Today, new Illinois 13 is a wide corridor to travel and handles thousands of vehicles a day. But in its earliest days, the route would have been wide enough only for one wagon. Old Route 13 between Marion and Carbondale officially became numbered as State Route 13 in 1918 and became a hard road, or made of concrete, on Sept. 11, 1923, just in time for the Williamson County Fair to open in Marion. The newspapers of the day reported the first traffic jams and speeders, even though the concrete was barely dry. So it seems some things never change.

In the days before the Great Depression, Old Route 13 entered Marion from Harrisburg as West Main Street, passed through the square and traveled almost straight due west into the end of East Walnut Street in Carbondale. The creation of Crab Orchard Lake, a public works project in the last half of the 1930s, caused the route to be diverted at South Division Street in Carterville. Parts of the old route continuing into Carbondale now sit under the lake and are obvious today only from satellite view.

Around 1954, the State Highway Department started buying up right-of-ways to expand DeYoung Street, which was originally a very small back street in Marion. It wasn't even continuous from the east side of town to where the interstate is now. Most of the construction on DeYoung occurred between 1959 and 1960 and opened for traffic in October of 1960, bypassing the public square downtown for the first time.
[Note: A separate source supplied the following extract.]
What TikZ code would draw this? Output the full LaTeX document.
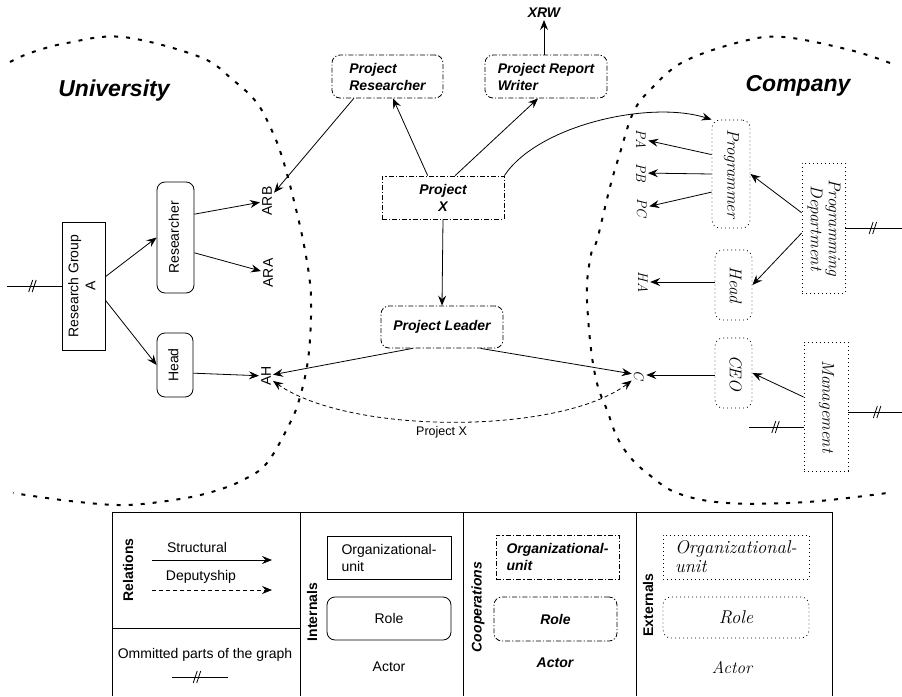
\documentclass[tikz,border=0pt]{standalone}
\usepackage{fontspec}
\setsansfont{Liberation Sans}
\usepackage{graphicx}
\usetikzlibrary{arrows.meta,calc}

% type sizes and faces
\newcommand{\sizeN}{\fontsize{14}{17}\selectfont}
\newcommand{\sizeS}{\fontsize{12.5}{15}\selectfont}
\newcommand{\sizeH}{\fontsize{17}{18}\selectfont}
\newcommand{\sizeL}{\fontsize{18.5}{19}\selectfont}
\newcommand{\sizeA}{\fontsize{14}{17}\selectfont}
\newcommand{\sizeT}{\fontsize{23}{26}\selectfont}
\newcommand{\handwr}{\rmfamily\itshape}
\newcommand{\coopwr}{\sffamily\bfseries\itshape}
\newcommand{\vtext}[2]{\rotatebox{#1}{\begin{tabular}{@{}c@{}}#2\end{tabular}}}

\tikzset{
  tip/.tip={Stealth[length=10pt,width=8pt,inset=3.5pt]},
  linkplain/.style={line width=0.8pt},
  linkarrow/.style={line width=0.8pt, -tip},
  deparrow/.style={linkarrow, dash pattern=on 4pt off 3pt},
  regionline/.style={line width=2pt, dash pattern=on 4pt off 8pt},
  dashdotline/.style={dash pattern=on 5pt off 2pt on 1.2pt off 2pt},
  dotline/.style={dash pattern=on 0.9pt off 3.1pt},
  framebox/.style={draw, line width=0.8pt, inner sep=0pt},
  intunit/.style={framebox},
  introle/.style={framebox, rounded corners=8pt},
  coopunit/.style={framebox, dashdotline, font=\coopwr\sizeN},
  cooprole/.style={coopunit, rounded corners=8pt},
  extunit/.style={framebox, dotline, font=\handwr\sizeH},
  extrole/.style={extunit, rounded corners=8pt},
  actor/.style={inner sep=2pt},
  extactor/.style={actor, font=\handwr\sizeA},
  omitmark/.pic={\draw[line width=0.8pt] (-4pt,-6pt) -- (0pt,6pt) (-0.5pt,-6pt) -- (3.5pt,6pt);},
}

\begin{document}
\begin{tikzpicture}[x=1pt, y=-1pt, font=\sffamily\sizeN]
\path[use as bounding box, fill=white] (0,0) rectangle (902,696);

% ---------- region borders ----------
\draw[regionline] plot[smooth, tension=0.6] coordinates {
  (10,62) (30,53) (67,43) (123,37) (200,57) (233,80) (257,103) (273,133)
  (283,160) (293,197) (303,240) (310,283) (311,317) (308,360) (300,397)
  (290,423) (267,463) (243,480) (215,491) (180,499) (125,505) (70,501) (13,493)};
\draw[regionline] plot[smooth, tension=0.6] coordinates {
  (890,63) (850,50) (783,37) (740,42) (683,62) (650,90) (633,113) (620,153)
  (610,187) (597,240) (592,250) (587,283) (588,317) (592,357) (598,387)
  (607,410) (617,437) (630,457) (647,473) (677,493) (727,503) (807,502) (887,493)};

\node[font=\coopwr\sizeT] at (114,91) {University};
\node[font=\coopwr\sizeT] at (798,86) {Company};

% ---------- university side ----------
\node[intunit, minimum width=43pt, minimum height=128pt] (rg) at (83.5,286)
  {\vtext{90}{Research Group\\A}};
\node[introle, minimum width=37pt, minimum height=111pt] (res) at (175.5,237.5)
  {\vtext{90}{Researcher}};
\node[introle, minimum width=36pt, minimum height=64pt] (headl) at (175,365)
  {\vtext{90}{Head}};
\node[actor] (arb) at (267,201) {\rotatebox{90}{ARB}};
\node[actor] (ara) at (268,273) {\rotatebox{90}{ARA}};
\node[actor] (ah)  at (266,376) {\rotatebox{90}{AH}};

\coordinate (rgL) at (7,286);
\draw[linkplain] (rgL) -- (rg.west);
\pic at ($(rgL)!0.47!(rg.west)$) {omitmark};
\draw[linkarrow] (rg.23) -- (res.west);
\draw[linkarrow] (rg.-33) -- (headl.west);
\draw[linkarrow] (res.51) -- (arb);
\draw[linkarrow] (res.-39) -- (ara);
\draw[linkarrow] (headl.-24) -- (ah);

% ---------- cooperation ----------
\node[cooprole, minimum width=111pt, minimum height=43pt, align=left] (pr) at (387.5,76.5)
  {Project\\Researcher};
\node[cooprole, minimum width=122pt, minimum height=43pt, align=left] (prw) at (546,76.5)
  {Project Report\\Writer};
\node[coopunit, minimum width=122pt, minimum height=43pt, align=center] (px) at (443,197.5)
  {Project\\X};
\node[cooprole, minimum width=122pt, minimum height=42pt] (pl) at (442,327)
  {Project Leader};
\node[actor, font=\coopwr\sizeN] (xrw) at (544,13) {XRW};

\draw[linkarrow] (xrw |- prw.north) -- (xrw.south);
\draw[linkarrow] (px.125) -- (pr.-76);
\draw[linkarrow] (px.61) -- (prw.-110);
\draw[linkarrow] (pr.213) -- (arb);
\draw[linkarrow] (px.south) -- (pl.north);
\draw[linkarrow] (pl.216) -- (ah);

% ---------- company side ----------
\node[extrole, minimum width=38pt, minimum height=108pt] (prog) at (731,174)
  {\vtext{-90}{Programmer}};
\node[extunit, minimum width=43pt, minimum height=130pt] (pd) at (823.5,228)
  {\vtext{-90}{Programming\\Department}};
\node[extrole, minimum width=37pt, minimum height=70pt] (headr) at (733.5,285)
  {\vtext{-90}{Head}};
\node[extrole, minimum width=37pt, minimum height=70pt] (ceo) at (733.5,373)
  {\vtext{-90}{CEO}};
\node[extunit, minimum width=44pt, minimum height=129pt] (mg) at (826,406.5)
  {\vtext{-90}{Management}};
\node[extactor] (pa) at (641,139) {\rotatebox{-90}{PA}};
\node[extactor] (pb) at (641,173) {\rotatebox{-90}{PB}};
\node[extactor] (pc) at (642,208) {\rotatebox{-90}{PC}};
\node[extactor] (ha) at (643,282) {\rotatebox{-90}{HA}};
\node[extactor] (c)  at (639,375) {\rotatebox{-90}{C}};

\draw[linkarrow] (px.north east) .. controls (538,125) and (650,100) .. (prog.north west);
\draw[linkarrow] (pl.-29) -- (c);
\draw[linkarrow] (prog.135) -- (pa);
\draw[linkarrow] (prog.west) -- (pb);
\draw[linkarrow] (prog.223) -- (pc);
\draw[linkarrow] (pd.145) -- (prog.east);
\draw[linkarrow] (pd.193) -- (headr.east);
\draw[linkarrow] (headr.west |- ha) -- (ha);
\draw[linkarrow] (ceo.west |- c) -- (c);
\draw[linkarrow] (mg.157) -- (ceo.east);

\coordinate (pdR) at (902,228);
\draw[linkplain] (pd.east) -- (pdR);
\pic at ($(pd.east)!0.49!(pdR)$) {omitmark};
\coordinate (mgL) at (749,427);
\draw[linkplain] (mgL) -- (mgL -| mg.west);
\pic at ($(mgL)!0.49!(mgL -| mg.west)$) {omitmark};
\coordinate (mgR) at (902,412);
\draw[linkplain] (mgR -| mg.east) -- (mgR);
\pic at ($(mgR -| mg.east)!0.54!(mgR)$) {omitmark};

% deputyship between the two heads
\draw[deparrow, tip-tip]
  (ah) .. controls (350,435) and (560,435) .. (c)
  node[pos=0.47, below=1pt, font=\sffamily\sizeS] {Project X};

% ---------- legend ----------
\draw[linkplain] (112,696) -- (112,512) -- (832,512) -- (832,696);
\draw[linkplain] (300,512) -- (300,696);
\draw[linkplain] (463,512) -- (463,696);
\draw[linkplain] (636,512) -- (636,696);
\draw[linkplain] (112,628) -- (300,628);

\node at (128,570) {\rotatebox{90}{\bfseries Relations}};
\node at (197,547) {Structural};
\node at (201,577) {Deputyship};
\coordinate (s1) at (152,560);
\coordinate (s2) at (272,560);
\coordinate (d1) at (152,590);
\coordinate (d2) at (272,590);
\draw[linkarrow] (s1) -- (s2);
\draw[deparrow] (d1) -- (d2);
\node at (205,655) {Ommitted parts of the graph};
\coordinate (o1) at (172,677);
\coordinate (o2) at (228,677);
\draw[linkplain] (o1) -- (o2);
\pic at ($(o1)!0.45!(o2)$) {omitmark};

\node at (312,612) {\rotatebox{90}{\bfseries Internals}};
\node[intunit, minimum width=124pt, minimum height=43pt, align=left] (liu) at (389,557.5)
  {Organizational-\\unit};
\node[introle, minimum width=124pt, minimum height=43pt] (lir) at (389,618.5) {Role};
\node (lia) at (389,667) {Actor};

\node at (478,607) {\rotatebox{90}{\coopwr Cooperations}};
\node[coopunit, minimum width=123pt, minimum height=44pt, align=left] (lcu) at (557.5,557)
  {Organizational-\\unit};
\node[cooprole, minimum width=123pt, minimum height=44pt] (lcr) at (555.5,619) {Role};
\node[font=\coopwr\sizeN] (lca) at (555,663) {Actor};

\node at (648,605) {\rotatebox{90}{\bfseries Externals}};
\node[extunit, minimum width=146pt, minimum height=44pt, align=left, font=\handwr\sizeL] (leu) at (736,557)
  {Organizational-\\unit};
\node[extrole, minimum width=146pt, minimum height=41pt, font=\handwr\sizeL] (ler) at (736,617.5) {Role};
\node[font=\handwr\sizeH] (lea) at (732,668) {Actor};
\end{tikzpicture}
\end{document}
Old Route 13 to Harrisburg was always a windy, narrow treacherous route, passing through the village of Crab Orchard to our east with sharp corners that caused innumerable fatalities over time. With the development of the interstate and the opening of the DeYoung bypass, the route was eventually rerouted to bypass Crab Orchard and straighten the road out, making it a much safer passage. Of course, all of these projects have since been reworked and expanded again since then.

In September of 1961, Illinois Gov. Otto Kerner held a ribbon-cutting ceremony here to open the first section of Interstate 57 south to Dongola, which was followed three years later in 1964 by the interstate being opened north to the south side of West Frankfort.

Today, the constant hum of commerce traversing the interstate has become a part of everyday life and distances us a long way from having to trudge down dirt roads of yesteryear.